In the aftermath of national tragedies, Americans often turn to churches for solace. Because even secular citizens attend these services, they are also significant opportunities for the Protestant religious majority to define and redefine national identity and, in the process, to invest the nation-state with divinity. The sermons delivered in the wake of crises become integral to historical and communal memory—it matters greatly who is mourned and who is overlooked.

Melissa M. Matthes conceives of these sermons as theo-political texts.

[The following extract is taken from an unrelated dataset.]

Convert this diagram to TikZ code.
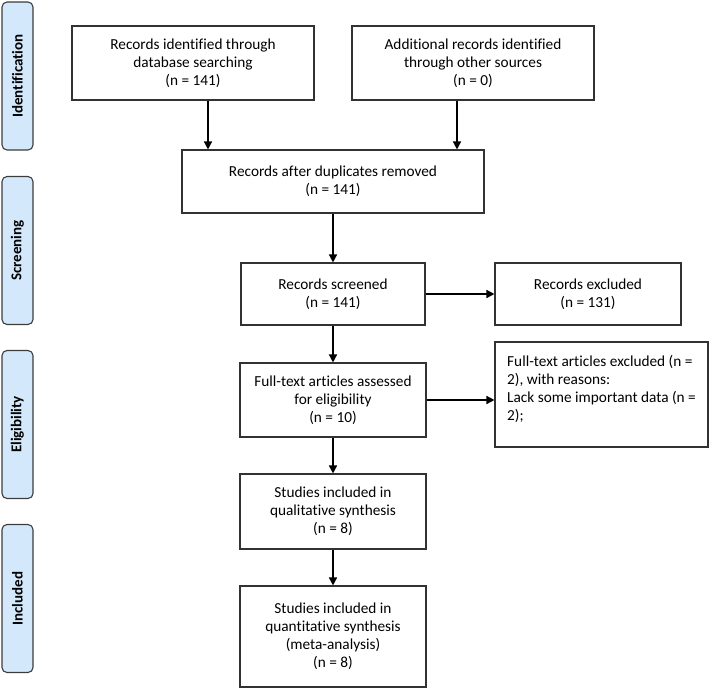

In When Sorrow Comes, she explores the continuities and discontinuities they reveal in the balance of state power and divine authority following the bombing of Pearl Harbor, the assassinations of JFK and MLK, the Rodney King verdict, the Oklahoma City bombing, the September 11 attacks, the Newtown shootings, and the Black Lives Matter movement. She argues that Protestant preachers use these moments to address questions about Christianity and citizenship and about the responsibilities of the Church and the State to respond to a national crisis. She also shows how post-crisis sermons have codified whiteness in ritual narratives of American history, excluding others from the collective account. These civic liturgies therefore illustrate the evolution of modern American politics and society.

Despite perceptions of the decline of religious authority in the twentieth century, the pulpit retains power after national tragedies. Sermons preached in such intense times of mourning and reckoning serve as a form of civic education with consequences for how Americans understand who belongs to the nation and how to imagine its future.